- What is being asked
Copy out each line that mentions the word "this".
· · · ·
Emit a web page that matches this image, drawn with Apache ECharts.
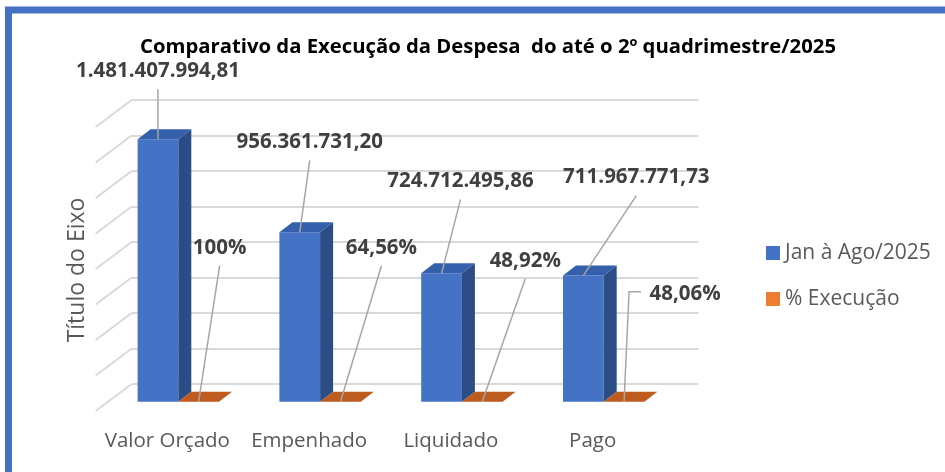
<!DOCTYPE html>
<html>
<head>
<meta charset="utf-8">
<script src="https://cdn.jsdelivr.net/npm/echarts@6/dist/echarts.min.js"></script>
<style>
  html, body { margin: 0; padding: 0; background: #fff; }
  #main { width: 945px; height: 472px; }
</style>
</head>
<body>
<div id="main"></div>
<script>
const categories = ['Valor Orçado', 'Empenhado', 'Liquidado', 'Pago']
const executado = [1481407994.81, 956361731.20, 724712495.86, 711967771.73]
const percentual = [1, 0.6456, 0.4892, 0.4806]
const wallTicks = [0, 2e8, 4e8, 6e8, 8e8, 1e9, 1.2e9, 1.4e9, 1.6e9]

// label placement (offset from top-front centre of each box), like Excel's dragged labels
const blueLabelOff = [[0, -68], [10, -90], [19, -92], [53, -98]]
const orangeLabelOff = [[21, -154], [41, -154], [43, -141], [61, -108]]
const orangeLabelSide = ['bottom', 'bottom', 'bottom', 'left']

const FONT = '"Open Sans", Lato, sans-serif'
const depth = [13, -10]
const barFrac = 0.287

function fmtMoney(v) {
  const p = v.toFixed(2).split('.')
  return p[0].replace(/\B(?=(\d{3})+(?!\d))/g, '.') + ',' + p[1]
}
function fmtPct(v) {
  const p = v * 100
  return (Math.abs(p - Math.round(p)) < 1e-9 ? String(Math.round(p)) : p.toFixed(2).replace('.', ',')) + '%'
}

function boxItem(which, front, side, topc, offs, sides, fmt) {
  return function (params, api) {
    const i = api.value(0), v = api.value(1)
    const base = api.coord([i, 0]), top = api.coord([i, v])
    const w = api.size([1, 0])[0] * barFrac
    const x0 = which === 0 ? base[0] - w : base[0]
    const x1 = x0 + w
    const yb = base[1], yt = top[1]
    const dx = depth[0], dy = depth[1]
    const children = [
      { type: 'rect', shape: { x: x0, y: yt, width: w, height: yb - yt }, style: { fill: front } },
      { type: 'polygon', shape: { points: [[x1, yt], [x1 + dx, yt + dy], [x1 + dx, yb + dy], [x1, yb]] }, style: { fill: side } },
      { type: 'polygon', shape: { points: [[x0, yt], [x0 + dx, yt + dy], [x1 + dx, yt + dy], [x1, yt]] }, style: { fill: topc } }
    ]
    const ax = (x0 + x1) / 2, ay = yt
    const o = offs[params.dataIndex]
    const cx = ax + o[0], cy = ay + o[1]
    children.push({
      type: 'text', z2: 10,
      style: { text: fmt(v), x: cx, y: cy, align: 'center', verticalAlign: 'middle', font: 'bold 20.5px ' + FONT, fill: '#404040' }
    })
    let pts
    if (sides && sides[params.dataIndex] === 'left') {
      const lx = cx - 44
      pts = [[lx, cy - 2], [lx - 12, cy - 2], [ax, ay]]
    } else {
      pts = [[cx, cy + 18], [ax, ay]]
    }
    children.push({ type: 'polyline', z2: 9, shape: { points: pts }, style: { stroke: '#a6a6a6', lineWidth: 1.5, fill: null } })
    return { type: 'group', children: children }
  }
}

const chartDom = document.getElementById('main')
const myChart = echarts.init(chartDom)
const option = {
  backgroundColor: '#fff',
  animation: false,
  title: {
    text: 'Comparativo da Execução da Despesa  do até o 2º quadrimestre/2025',
    left: 483, top: 32, textAlign: 'center',
    textStyle: { fontFamily: FONT, fontSize: 20.3, fontWeight: 'bold', color: '#000' }
  },
  legend: {
    orient: 'vertical', left: 761, top: 235,
    itemWidth: 14, itemHeight: 14, itemGap: 20, icon: 'rect', itemTextGap: 3,
    textStyle: { fontFamily: FONT, fontSize: 21, color: '#595959', lineHeight: 26 },
    data: ['Jan à Ago/2025', '% Execução']
  },
  graphic: [
    { type: 'rect', shape: { x: 8.5, y: 10, width: 1000, height: 1000 }, style: { fill: null, stroke: '#4472C4', lineWidth: 7 }, z: 100 },
    { type: 'text', x: 77.5, y: 270, rotation: Math.PI / 2, style: { text: 'Título do Eixo', font: '23px ' + FONT, fill: '#595959', align: 'center', verticalAlign: 'middle' } }
  ],
  grid: [
    { left: 107.4, right: 270.4, top: 118.3, bottom: 70.3 },
    { left: 131.7, right: 246.7, top: 100, bottom: 88 }
  ],
  xAxis: [
    {
      type: 'category', gridIndex: 0, data: categories,
      axisLine: { show: false }, axisTick: { show: false },
      axisLabel: { interval: 0, fontFamily: FONT, fontSize: 20.5, color: '#595959', margin: 29, padding: [0, 22, 0, 0] }
    },
    { type: 'value', gridIndex: 1, min: 0, max: 1, show: false }
  ],
  yAxis: [
    { type: 'value', gridIndex: 0, min: 0, max: 1.6e9, interval: 2e8, show: false },
    {
      type: 'value', gridIndex: 1, min: 0, max: 1.6e9, interval: 2e8,
      axisLine: { show: false }, axisTick: { show: false }, axisLabel: { show: false },
      splitLine: { show: true, lineStyle: { color: '#d9d9d9', width: 2 } }
    }
  ],
  series: [
    {
      type: 'custom', name: 'wall', xAxisIndex: 1, yAxisIndex: 1, silent: true,
      data: wallTicks.map(v => [0, v]),
      renderItem: function (params, api) {
        const p = api.coord([0, api.value(1)])
        return { type: 'line', shape: { x1: p[0], y1: p[1], x2: p[0] - 36, y2: p[1] + 27 }, style: { stroke: '#d9d9d9', lineWidth: 2 } }
      }
    },
    {
      type: 'custom', name: 'Jan à Ago/2025', xAxisIndex: 0, yAxisIndex: 0,
      itemStyle: { color: '#4472C4' },
      data: executado.map((v, i) => [i, v]),
      renderItem: boxItem(0, '#4472C4', '#2C4C86', '#345FAB', blueLabelOff, null, fmtMoney)
    },
    {
      type: 'custom', name: '% Execução', xAxisIndex: 0, yAxisIndex: 0,
      itemStyle: { color: '#ED7D31' },
      data: percentual.map((v, i) => [i, v]),
      renderItem: boxItem(1, '#ED7D31', '#A9521B', '#BE5B1E', orangeLabelOff, orangeLabelSide, fmtPct)
    }
  ]
}
option && myChart.setOption(option)
</script>
</body>
</html>
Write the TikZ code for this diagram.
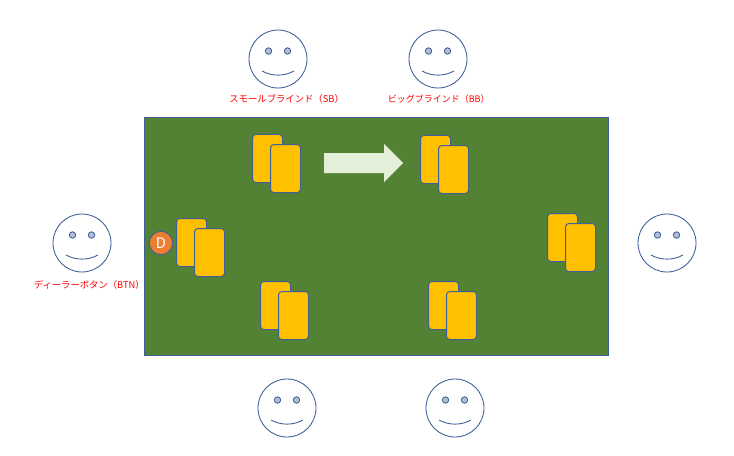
\documentclass[tikz,border=0pt]{standalone}
\usepackage{fontspec}
\usepackage{tikz}
\setmainfont{Noto Sans CJK JP}
\usetikzlibrary{positioning}
\definecolor{linec}{HTML}{3E5F98}
\definecolor{tablec}{HTML}{548235}
\definecolor{cardc}{HTML}{FFC000}
\definecolor{buttonc}{HTML}{ED7D31}
\definecolor{arrowc}{HTML}{E2F0D9}
\definecolor{eyec}{HTML}{B4BFD3}
\tikzset{
    face/.style={draw=linec, circle, fill=white, line width=0.65pt, minimum size=43.5pt, inner sep=0pt},
    eye/.style={draw=linec, circle, fill=eyec, line width=0.65pt, minimum size=4.8pt, inner sep=0pt},
    card/.style={draw=linec, fill=cardc, rounded corners=2.5pt, line width=0.75pt, minimum width=22.5pt, minimum height=36pt, inner sep=0pt},
    seat/.style={text=red, font=\fontsize{7pt}{8pt}\selectfont, inner sep=0pt}
}

\begin{document}
\begin{tikzpicture}[x=0.75pt, y=-0.75pt]
\useasboundingbox (0,0) rectangle (734,456);
\draw[draw=linec, fill=tablec, line width=0.75pt] (144.5,118) rectangle (608.5,355.5);
\foreach \x/\y/\fname in {278/59/sb, 438/59/bb, 82/243/btn, 667/243/co, 287/408/hj, 455/408/utg} {
    \node[face] (\fname) at (\x,\y) {};
    \node[eye] (\fname eyel) at (\x-9.5,\y-8) {};
    \node[eye] (\fname eyer) at (\x+9.5,\y-8) {};
    \draw[draw=linec, line width=0.65pt] (\x-16,\y+12) .. controls (\x-6,\y+17.5) and (\x+6,\y+17.5) .. (\x+16,\y+12);
}
\node[seat, below=4.5pt of sb, xshift=6.5pt] (sblabel) {スモールブラインド（SB）};
\node[seat, below=4.5pt of bb, font=\fontsize{6.75pt}{8pt}\selectfont, xshift=0.5pt] (bblabel) {ビッグブラインド（BB）};
\node[seat, below=6pt of btn, xshift=5.5pt] (btnlabel) {ディーラーボタン（BTN）};
\foreach \x/\y/\cname in {252.5/134.5/sb, 420.5/135.5/bb, 176.5/218.5/btn, 547.5/213.5/co, 260.5/281.5/hj, 428.5/281.5/utg} {
    \node[card] (\cname back) at (\x+15,\y+24) {};
    \node[card] (\cname front) at (\x+33,\y+34) {};
}
\node[draw=linec, circle, fill=buttonc, text=white, line width=0.65pt, minimum size=17.5pt, inner sep=0pt, font=\fontsize{11pt}{12pt}\selectfont] (button) at (161,243) {D};
\fill[arrowc] (324,153) -- (384,153) -- (384,144) -- (403,163) -- (384,182) -- (384,173) -- (324,173) -- cycle;
\end{tikzpicture}
\end{document}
· · · ·
- In response
Emit a web page that matches this image, drawn with Apache ECharts.
Write the TikZ code for this diagram.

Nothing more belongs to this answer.